И дома у его слесарей вырастали лимоны необыкновенного размера и веса, — перед общим чаепитием в цехе их потом взвешивали и отмечали на табличке с фамилиями на стене — и среди зимы зрели помидоры с кулак, а картошку «профессорскую», за которой он сам ездил в Академгородок, они стали сажать потом с осени — на буграх, с южной стороны: только шесть-восемь выращенных по «профессорской» системе картох входили в ведро — урожай собирали сразу в мешки… опять Русский Мальчик?
Проживший пятьдесят с небольшим…
Он был блестящий изобретатель, и довели его, дотоптали, доели обвинительными речами на собраниях, заседаниях, активах, где только нет, — о частнособственнических, видите ли, инстинктах. Еще бы: чуть ли не первый из комбинатских на премии от «рацух» — рационализаторских, значит, предложений — купил «ниву», первый взялся своими руками строить дачу, первый…
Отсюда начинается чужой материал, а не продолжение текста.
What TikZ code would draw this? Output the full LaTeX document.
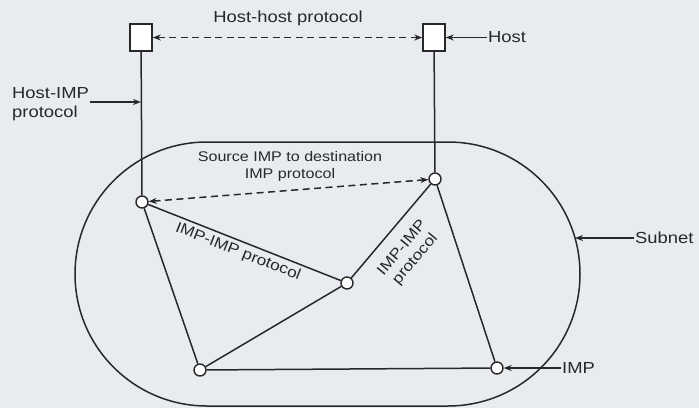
\documentclass[tikz,border=0pt]{standalone}
\usepackage{fontspec}
\setmainfont[FakeStretch=1.15]{Liberation Sans}
\usetikzlibrary{arrows.meta}
\definecolor{bg}{RGB}{232,235,240}
\definecolor{ink}{RGB}{40,40,40}
\begin{document}
\begin{tikzpicture}[x=1pt,y=-1pt,
  host/.style={draw=ink, fill=white, minimum width=22pt, minimum height=27pt, inner sep=0pt, line width=1.5pt},
  imp/.style={circle, draw=ink, fill=white, minimum size=12pt, inner sep=0pt, line width=1.4pt},
  link/.style={draw=ink, line width=1.5pt},
  dashlink/.style={link, dash pattern=on 7pt off 4.5pt},
  tip/.style={-{Stealth[length=8pt,width=6pt]}},
  twotip/.style={{Stealth[length=8pt,width=6pt]}-{Stealth[length=8pt,width=6pt]}},
  lbl/.style={font=\fontsize{16}{19.5}\selectfont, text=ink, inner sep=1pt},
  small/.style={font=\fontsize{14}{17}\selectfont, text=ink, inner sep=1pt},
  slant/.style={font=\fontsize{15}{17}\selectfont, text=ink, inner sep=1pt}]
\fill[bg] (0,0) rectangle (699,408);
\useasboundingbox (0,0) rectangle (699,408);

% subnet outline
\draw[link] (207,142) -- (448,142) arc[start angle=-90,end angle=90,radius=132]
  -- (207,406) arc[start angle=90,end angle=270,radius=132] -- cycle;

% hosts and IMPs
\node[host] (hL) at (141,37.5) {};
\node[host] (hR) at (434,37.5) {};
\node[imp] (i1) at (142,202) {};
\node[imp] (i2) at (435,179) {};
\node[imp] (i3) at (347,283) {};
\node[imp] (i4) at (200,370) {};
\node[imp] (i5) at (497,368) {};

% links
\draw[link] (hL) -- (i1);
\draw[link] (hR) -- (i2);
\draw[link] (i1) -- (i4);
\draw[link] (i1) -- (i3);
\draw[link] (i3) -- (i4);
\draw[link] (i3) -- (i2);
\draw[link] (i2) -- (i5);
\draw[link] (i4) -- (i5);

% protocols
\draw[dashlink, twotip] (hL) -- (hR);
\draw[dashlink, twotip] (i1) -- (i2);

% labels
\node[lbl] (thh) at (288,18) {Host-host protocol};
\node[lbl, anchor=west] (thost) at (487,37.5) {Host};
\draw[link, tip] (thost.west) -- (hR.east);

\node[lbl, anchor=west, align=left] (thi) at (11,104) {Host-IMP\\protocol};
\coordinate (hia) at (90,102);
\draw[link, tip] (hia) -- (hia -| hL);

\node[lbl, anchor=west] (tsub) at (634,238) {Subnet};
\coordinate (sb) at (575,238);
\draw[link, tip] (tsub.west) -- (sb);

\node[lbl, anchor=west] (timp) at (561,368) {IMP};
\draw[link, tip] (timp.west) -- (i5.east);

\node[small, align=center] (tsrc) at (290,166) {Source IMP to destination\\IMP protocol};
\node[slant, rotate=-21.5] (tii1) at (238,252) {IMP-IMP protocol};
\node[slant, rotate=50, align=center] (tii2) at (409,254) {IMP-IMP\\protocol};
\end{tikzpicture}
\end{document}
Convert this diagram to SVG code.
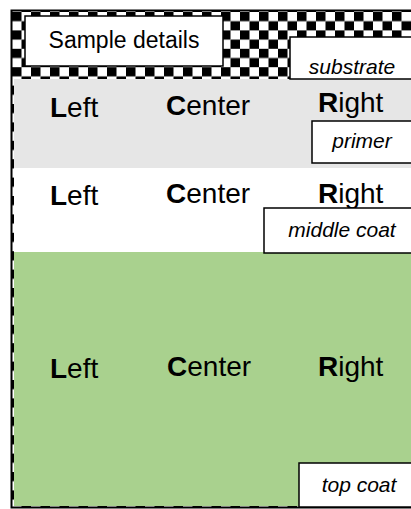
<svg xmlns="http://www.w3.org/2000/svg" width="411" height="509" viewBox="0 0 411 509">
<style>
.lbl{font-family:"Liberation Sans",Arial,sans-serif;font-size:28px;fill:#000}
.lbl tspan.b{font-weight:bold}
.tag{font-family:"Liberation Sans",Arial,sans-serif;font-size:21px;font-style:italic;fill:#000;text-anchor:middle}
.box{fill:#fff;stroke:#000;stroke-width:1.5}
</style>
<defs>
<pattern id="checker" x="12" y="12" width="19" height="18.4" patternUnits="userSpaceOnUse">
<rect width="19" height="18.4" fill="#fff"/>
<rect width="9.5" height="9.2" fill="#000"/>
<rect x="9.5" y="9.2" width="9.5" height="9.2" fill="#000"/>
</pattern>
</defs>
<g id="substrate">
<rect x="11.5" y="10.5" width="420" height="497" fill="url(#checker)" stroke="#000" stroke-width="2"/>
</g>
<g id="primer">
<rect x="14" y="79" width="400" height="89" fill="#e6e6e6"/>
<text class="lbl" x="50" y="117"><tspan class="b">L</tspan>eft</text>
<text class="lbl" x="166" y="115"><tspan class="b">C</tspan>enter</text>
<text class="lbl" x="318" y="112"><tspan class="b">R</tspan>ight</text>
</g>
<g id="middle-coat">
<rect x="14" y="168" width="400" height="84" fill="#fff"/>
<text class="lbl" x="50" y="205"><tspan class="b">L</tspan>eft</text>
<text class="lbl" x="166" y="203"><tspan class="b">C</tspan>enter</text>
<text class="lbl" x="318" y="203"><tspan class="b">R</tspan>ight</text>
</g>
<g id="top-coat">
<rect x="14" y="252" width="400" height="254" fill="#a9d18e"/>
<text class="lbl" x="50" y="378"><tspan class="b">L</tspan>eft</text>
<text class="lbl" x="167" y="376"><tspan class="b">C</tspan>enter</text>
<text class="lbl" x="318" y="376"><tspan class="b">R</tspan>ight</text>
</g>
<g id="sample-details">
<rect class="box" x="25" y="16" width="198" height="50"/>
<text x="124" y="48" font-family="Liberation Sans, Arial, sans-serif" font-size="23" text-anchor="middle">Sample details</text>
</g>
<g id="substrate-label">
<rect class="box" x="290" y="37" width="130" height="42"/>
<text class="tag" x="352" y="74">substrate</text>
</g>
<g id="primer-label">
<rect class="box" x="312" y="121" width="110" height="42"/>
<text class="tag" x="362" y="148">primer</text>
</g>
<g id="middle-coat-label">
<rect class="box" x="264" y="208" width="160" height="45"/>
<text class="tag" x="342" y="237">middle coat</text>
</g>
<g id="top-coat-label">
<rect class="box" x="299" y="463" width="120" height="44"/>
<text class="tag" x="359" y="492">top coat</text>
</g>
</svg>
Я тогда валял дурочку в Москве, атаманил в Московском казачьем землячестве — слава Богу, что Борис Кустов, бывший в ту пору генеральным, через своих передал: что, мол, он забыл там, что настоящие-то атаманы — в Сибири? Тут что ни бригадир, что ни «бугор», то — атаман, а что говорить о начальниках цехов или о прорабах — не московских, не липовых «перестроечных», а по-прежнему, как были, — железных?
И я приехал и отработал на Запсибе пять лет, в самую трудную свою, спасибо вам, братцы, пору! Но начал с того, что первым делом постарался Кустову доказать: что тут у нас натворили со Славой Поздеевым, который один, выходит, шел той дорожкой, на которую теперь ринулись все?..
И Кустов приобрел для Поздеева американский прибор, определять в крови сахар, передал для него кучу лекарств, а гроб нести приехали потом два его первых заместителя… как поздно, ребята, ну — как всё поздно!..
…и вот они теперь там сидели, и новый хозяин наставлял их, как жить, и губернатор, наш Дон-Кихот, бывший наш простачок, любимец нищих старух с кэпээрэфовскими билетами и бесстрашный переговорщик с террористами, которые, ну, как нарочно, где только ему не встречались, готовился благословить «выкуп»… или всё уже подписали?